As you might imagine, a delayed immune response was linked to a worse outcome.  While most patients developed robust antibody responses to the MERS virus within the first 3 weeks, a couple of cases did not, and the authors warn that survivors of MERS infection might not always be detectable in seroepidemiological surveys. 

 

Volume 21, Number 12—December 2015
Dispatch

Kinetics of Serologic Responses to MERS Coronavirus Infection in Humans, South Korea

Wan Beom Park1, Ranawaka A.P.M. Perera1, Pyoeng Gyun Choe, Eric H.Y. Lau, Seong Jin Choi, June Young Chun, Hong Sang Oh, Kyoung-Ho Song, Ji Hwan Bang, Eu Suk Kim, Hong Bin Kim, Sang Won Park, Nam Joong Kim, Leo Lit Man Poon, Malik PeirisComments to Author , and Myoung-don OhComments to Author

Abstract

We investigated the kinetics of serologic responses to Middle East respiratory syndrome coronavirus (MERS-CoV) infection by using virus neutralization and MERS-CoV S1 IgG ELISA tests. In most patients, robust antibody responses developed by the third week of illness. Delayed antibody responses with the neutralization test were associated with more severe disease.
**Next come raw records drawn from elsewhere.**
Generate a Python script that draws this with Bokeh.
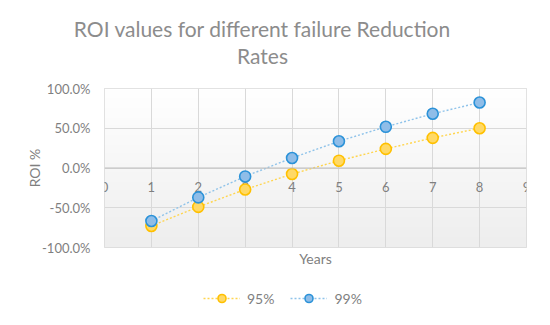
import numpy as np
from bokeh.plotting import figure
from bokeh.layouts import column
from bokeh.models import (FixedTicker, NumeralTickFormatter, Label, Span,
                          Legend, LegendItem, Range1d)
from bokeh.embed import file_html
from bokeh.resources import INLINE

years = [1, 2, 3, 4, 5, 6, 7, 8]
roi_95 = [-0.729, -0.489, -0.270, -0.076, 0.092, 0.240, 0.379, 0.500]
roi_99 = [-0.667, -0.370, -0.106, 0.126, 0.336, 0.518, 0.682, 0.824]
x_ticks = [0, 1, 2, 3, 4, 5, 6, 7, 8, 9]
x_tick_labels = [str(v) for v in x_ticks]
y_ticks = [-1.0, -0.5, 0.0, 0.5, 1.0]
title_lines = ["ROI values for different failure Reduction", "Rates"]
series_names = ["95%", "99%"]

FONT = "Lato"
GRAY = "#7f7f7f"
TICK_SIZE = "13px"
x0, x1 = x_ticks[0], x_ticks[-1]
y0, y1 = y_ticks[0], y_ticks[-1]

p = figure(width=550, height=285, frame_width=422, frame_height=159,
           min_border_left=104, min_border_right=24, min_border_top=88,
           min_border_bottom=38, output_backend="svg", toolbar_location=None,
           x_range=Range1d(x0, x1), y_range=Range1d(y0, y1), title=None)
p.outline_line_color = "#d9d9d9"
p.background_fill_color = "white"
p.border_fill_color = "white"

# subtle vertical gradient background of the plot area
n = 64
shade = np.linspace(238, 255, n).astype(np.uint8)
img = np.empty((n, 1), dtype=np.uint32)
view = img.view(dtype=np.uint8).reshape((n, 1, 4))
view[:, 0, 0] = shade
view[:, 0, 1] = shade
view[:, 0, 2] = shade
view[:, 0, 3] = 255
p.image_rgba(image=[img], x=x0, y=y0, dw=x1 - x0, dh=y1 - y0, level="image")

# grids
p.xgrid.ticker = FixedTicker(ticks=x_ticks)
p.ygrid.ticker = FixedTicker(ticks=y_ticks)
p.xgrid.grid_line_color = "#d9d9d9"
p.ygrid.grid_line_color = "#d9d9d9"
p.xgrid.level = "underlay"
p.ygrid.level = "underlay"

# horizontal axis line crossing at y = 0
p.add_layout(Span(location=0, dimension="width", line_color="#bfbfbf", line_width=1))

# y axis
ya = p.yaxis[0]
ya.ticker = FixedTicker(ticks=y_ticks)
ya.formatter = NumeralTickFormatter(format="0.0%")
ya.axis_line_color = None
ya.major_tick_line_color = None
ya.minor_tick_line_color = None
ya.major_label_text_font = FONT
ya.major_label_text_font_size = TICK_SIZE
ya.major_label_text_color = GRAY
ya.major_label_standoff = 8
ya.axis_label = "ROI %"
ya.axis_label_text_font = FONT
ya.axis_label_text_font_size = "14px"
ya.axis_label_text_font_style = "normal"
ya.axis_label_text_color = GRAY
ya.axis_label_standoff = -4

# bottom axis: title only
xa = p.xaxis[0]
xa.ticker = FixedTicker(ticks=[])
xa.axis_line_color = None
xa.major_tick_line_color = None
xa.minor_tick_line_color = None
xa.major_label_standoff = 0
xa.axis_label = "Years"
xa.axis_label_text_font = FONT
xa.axis_label_text_font_size = "14px"
xa.axis_label_text_font_style = "normal"
xa.axis_label_text_color = GRAY
xa.axis_label_standoff = 2

# x tick labels sitting just under the zero line
p.text(x=x_ticks, y=[0] * len(x_ticks), text=x_tick_labels, text_align="center",
       text_baseline="middle", y_offset=19, text_font={"value": FONT},
       text_font_size={"value": TICK_SIZE}, text_color=GRAY)

c95_line, c95_fill, c95_edge = "#ffd54f", "#ffd966", "#ffc000"
c99_line, c99_fill, c99_edge = "#8fc3ea", "#8fbde8", "#2b92d8"
line_kw95 = dict(line_color=c95_line, line_width=1.4, line_dash="2 2")
mark_kw95 = dict(size=11, fill_color=c95_fill, line_color=c95_edge, line_width=1.6)
line_kw99 = dict(line_color=c99_line, line_width=1.4, line_dash="2 2")
mark_kw99 = dict(size=11, fill_color=c99_fill, line_color=c99_edge, line_width=1.6)

p.line(years, roi_95, **line_kw95)
p.scatter(years, roi_95, **mark_kw95)
p.line(years, roi_99, **line_kw99)
p.scatter(years, roi_99, **mark_kw99)

# title lines as labels in the panel above the plot area
for txt, ty in zip(title_lines, [60, 8]):
    p.add_layout(Label(x=158, y=ty, x_units="screen", y_units="screen",
                       text=txt, text_align="center", text_baseline="middle",
                       text_font=FONT, text_font_size="21px",
                       text_color="#8c8c8c"), "above")

# ---- legend strip under the chart (series drawn out of view, keys only)
lg = figure(width=550, height=40, frame_width=422, frame_height=40,
            min_border_left=104, min_border_right=24, min_border_top=0,
            min_border_bottom=0, output_backend="svg", toolbar_location=None,
            x_axis_location=None, y_axis_location=None,
            x_range=Range1d(x1 + 10, x1 + 11), y_range=Range1d(y0, y1), title=None)
lg.grid.visible = False
lg.outline_line_color = None
lg.background_fill_color = "white"
lg.border_fill_color = "white"
k95l = lg.line(years, roi_95, **line_kw95)
k95m = lg.scatter(years, roi_95, **mark_kw95)
k99l = lg.line(years, roi_99, **line_kw99)
k99m = lg.scatter(years, roi_99, **mark_kw99)

legend = Legend(items=[LegendItem(label=series_names[0], renderers=[k95l, k95m]),
                       LegendItem(label=series_names[1], renderers=[k99l, k99m])],
                orientation="horizontal", location=(99, 17),
                glyph_width=37, glyph_height=20, label_height=20,
                label_standoff=7, spacing=16,
                label_text_font=FONT, label_text_font_size="14px",
                label_text_color=GRAY, background_fill_alpha=0,
                border_line_color=None, padding=0, margin=0)
lg.add_layout(legend, "center")

open("out.html", "w").write(file_html(column(p, lg, spacing=0), INLINE))
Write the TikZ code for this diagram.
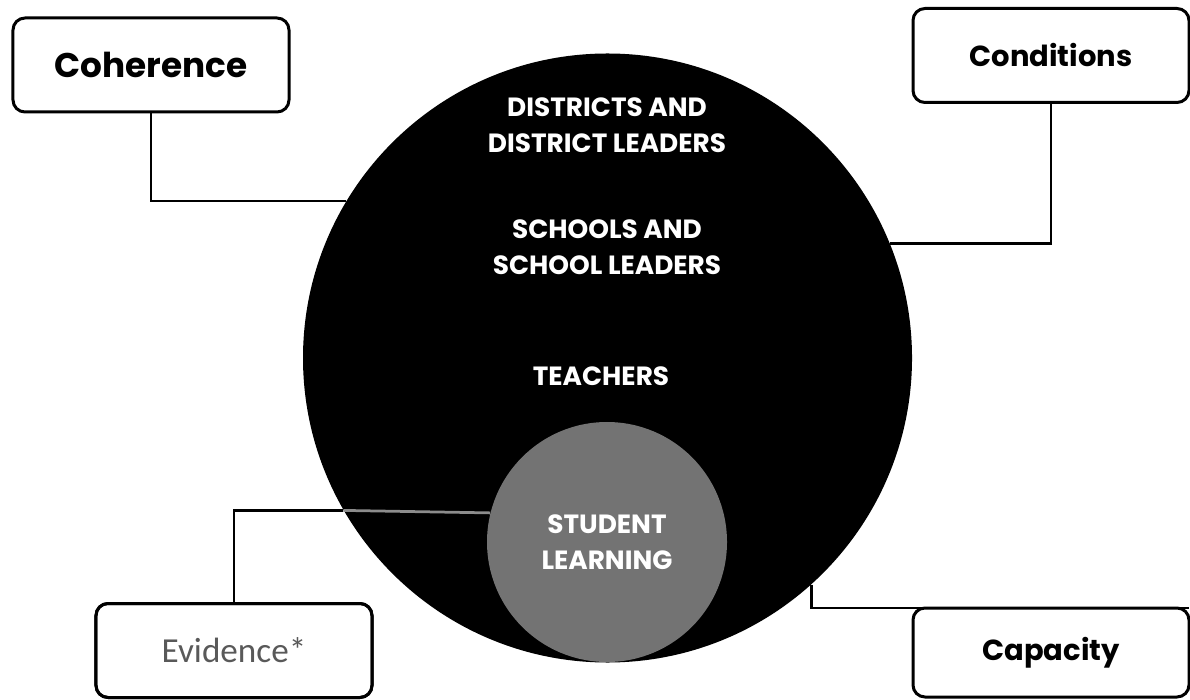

Knowledge of the kinetics and clinical correlates of serologic responses to Middle East respiratory syndrome coronavirus (MERS-CoV) infection is essential for diagnosing the disease, interpreting seroepidemiologic data to define prevalence and risk factors for infection, understanding pathogenesis, and assessing a potential role for passive immunotherapy. To address this knowledge gap, we investigated serologic responses to MERS-CoV in 17 patients.

The Study

During May–June 2015, an outbreak of MERS-CoV in South Korea resulted in 186 infections and 36 deaths (13); the outbreak strain was a clade B MERS-CoV closely related to viruses circulating in the Middle East (1). Seventeen patients with reverse transcription PCR–confirmed MERS-CoV infections were included in this study; the patients were hospitalized at Seoul National University (SNU) Hospital or SNU Boramae Medical Center in Seoul, South Korea, or at SNU Bundang Hospital, in Bundang, South Korea. We investigated early serologic responses; thus, patients who were transferred to these facilities >14 days after illness onset were excluded from study. Patients’ demographic and clinical profiles are shown in Technical Appendix[PDF - 288 KB - 2 pages] Table 1. Of the 17 patients, 9 had severe disease (4 required mechanical ventilation, 4 required supplemental oxygen; 1 died) and 8 had mild disease. Serial serum samples were collected and analyzed. The study was approved by the SNU Institutional Review Board.

(BIG SNIP)

Conclusions

An understanding of MERS-CoV antibody response kinetics helps in defining the window during which passive antibody therapy may be useful. In our study, this window was the first 21 days of illness for most patients. However, some patients may not develop strong antibody responses even after 4 weeks of illness, so therapy must be individualized.

(SNIP Limitations)

In summary, our findings showed that an early MERS-CoV antibody response was associated with reduced disease severity. Robust neutralizing and S1 ELISA IgG antibody responses were mounted by the third week of illness in most patients. However, a robust response did not occur in a few patients, and infections in such patients may be undetectable by serologic and seroepidemiologic methods.

(Continue . . . )

 

Although it is early days, it is encouraging to see dispatches and reports such as this coming out of South Korea so quickly following their outbreak.